* _SOURCE DATA_:

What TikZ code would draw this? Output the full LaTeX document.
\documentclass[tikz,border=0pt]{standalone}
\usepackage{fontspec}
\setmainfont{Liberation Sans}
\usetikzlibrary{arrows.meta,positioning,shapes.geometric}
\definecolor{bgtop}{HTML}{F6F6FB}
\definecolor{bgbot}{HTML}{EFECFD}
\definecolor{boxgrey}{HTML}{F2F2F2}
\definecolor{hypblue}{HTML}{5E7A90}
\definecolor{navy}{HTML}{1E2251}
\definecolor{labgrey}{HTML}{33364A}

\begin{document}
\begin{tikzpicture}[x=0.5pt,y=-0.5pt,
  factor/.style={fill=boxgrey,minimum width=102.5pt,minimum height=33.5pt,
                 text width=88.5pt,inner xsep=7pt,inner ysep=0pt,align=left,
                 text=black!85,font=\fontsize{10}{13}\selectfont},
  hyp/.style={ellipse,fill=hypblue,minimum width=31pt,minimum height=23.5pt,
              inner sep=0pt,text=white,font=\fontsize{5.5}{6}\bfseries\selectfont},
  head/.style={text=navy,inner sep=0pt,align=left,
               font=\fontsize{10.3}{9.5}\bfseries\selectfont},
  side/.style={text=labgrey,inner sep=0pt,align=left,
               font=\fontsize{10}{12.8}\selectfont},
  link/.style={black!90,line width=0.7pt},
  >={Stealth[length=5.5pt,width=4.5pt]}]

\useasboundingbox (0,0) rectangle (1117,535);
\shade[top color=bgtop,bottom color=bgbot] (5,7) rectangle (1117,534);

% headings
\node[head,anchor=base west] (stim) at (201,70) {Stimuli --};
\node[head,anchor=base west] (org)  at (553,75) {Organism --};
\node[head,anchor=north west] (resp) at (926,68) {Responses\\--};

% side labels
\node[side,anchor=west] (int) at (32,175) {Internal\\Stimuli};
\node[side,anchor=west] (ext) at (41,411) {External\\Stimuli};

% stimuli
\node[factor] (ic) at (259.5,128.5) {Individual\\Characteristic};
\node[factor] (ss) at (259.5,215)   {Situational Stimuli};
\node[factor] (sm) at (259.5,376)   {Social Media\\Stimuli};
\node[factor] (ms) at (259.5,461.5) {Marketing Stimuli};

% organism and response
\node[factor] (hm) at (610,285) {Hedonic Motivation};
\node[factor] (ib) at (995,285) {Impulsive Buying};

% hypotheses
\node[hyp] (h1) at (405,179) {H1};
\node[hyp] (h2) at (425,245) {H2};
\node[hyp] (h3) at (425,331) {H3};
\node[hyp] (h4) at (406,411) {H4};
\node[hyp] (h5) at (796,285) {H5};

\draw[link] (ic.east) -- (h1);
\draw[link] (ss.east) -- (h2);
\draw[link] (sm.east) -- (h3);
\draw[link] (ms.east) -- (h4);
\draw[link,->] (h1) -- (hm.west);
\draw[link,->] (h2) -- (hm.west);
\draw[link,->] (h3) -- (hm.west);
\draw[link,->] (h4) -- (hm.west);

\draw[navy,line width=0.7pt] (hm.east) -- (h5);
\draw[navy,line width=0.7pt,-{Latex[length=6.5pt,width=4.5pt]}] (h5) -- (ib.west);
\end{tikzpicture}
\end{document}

* _TASK GOAL_: Please set down all the data word for word.

* _RESULT OF THIS TASK_:
What TikZ code would draw this? Output the full LaTeX document.
\documentclass[tikz,border=0pt]{standalone}
\usepackage{fontspec}
\setmainfont{Liberation Sans}
\usetikzlibrary{arrows.meta,positioning,shapes.geometric}
\definecolor{bgtop}{HTML}{F6F6FB}
\definecolor{bgbot}{HTML}{EFECFD}
\definecolor{boxgrey}{HTML}{F2F2F2}
\definecolor{hypblue}{HTML}{5E7A90}
\definecolor{navy}{HTML}{1E2251}
\definecolor{labgrey}{HTML}{33364A}

\begin{document}
\begin{tikzpicture}[x=0.5pt,y=-0.5pt,
  factor/.style={fill=boxgrey,minimum width=102.5pt,minimum height=33.5pt,
                 text width=88.5pt,inner xsep=7pt,inner ysep=0pt,align=left,
                 text=black!85,font=\fontsize{10}{13}\selectfont},
  hyp/.style={ellipse,fill=hypblue,minimum width=31pt,minimum height=23.5pt,
              inner sep=0pt,text=white,font=\fontsize{5.5}{6}\bfseries\selectfont},
  head/.style={text=navy,inner sep=0pt,align=left,
               font=\fontsize{10.3}{9.5}\bfseries\selectfont},
  side/.style={text=labgrey,inner sep=0pt,align=left,
               font=\fontsize{10}{12.8}\selectfont},
  link/.style={black!90,line width=0.7pt},
  >={Stealth[length=5.5pt,width=4.5pt]}]

\useasboundingbox (0,0) rectangle (1117,535);
\shade[top color=bgtop,bottom color=bgbot] (5,7) rectangle (1117,534);

% headings
\node[head,anchor=base west] (stim) at (201,70) {Stimuli --};
\node[head,anchor=base west] (org)  at (553,75) {Organism --};
\node[head,anchor=north west] (resp) at (926,68) {Responses\\--};

% side labels
\node[side,anchor=west] (int) at (32,175) {Internal\\Stimuli};
\node[side,anchor=west] (ext) at (41,411) {External\\Stimuli};

% stimuli
\node[factor] (ic) at (259.5,128.5) {Individual\\Characteristic};
\node[factor] (ss) at (259.5,215)   {Situational Stimuli};
\node[factor] (sm) at (259.5,376)   {Social Media\\Stimuli};
\node[factor] (ms) at (259.5,461.5) {Marketing Stimuli};

% organism and response
\node[factor] (hm) at (610,285) {Hedonic Motivation};
\node[factor] (ib) at (995,285) {Impulsive Buying};

% hypotheses
\node[hyp] (h1) at (405,179) {H1};
\node[hyp] (h2) at (425,245) {H2};
\node[hyp] (h3) at (425,331) {H3};
\node[hyp] (h4) at (406,411) {H4};
\node[hyp] (h5) at (796,285) {H5};

\draw[link] (ic.east) -- (h1);
\draw[link] (ss.east) -- (h2);
\draw[link] (sm.east) -- (h3);
\draw[link] (ms.east) -- (h4);
\draw[link,->] (h1) -- (hm.west);
\draw[link,->] (h2) -- (hm.west);
\draw[link,->] (h3) -- (hm.west);
\draw[link,->] (h4) -- (hm.west);

\draw[navy,line width=0.7pt] (hm.east) -- (h5);
\draw[navy,line width=0.7pt,-{Latex[length=6.5pt,width=4.5pt]}] (h5) -- (ib.west);
\end{tikzpicture}
\end{document}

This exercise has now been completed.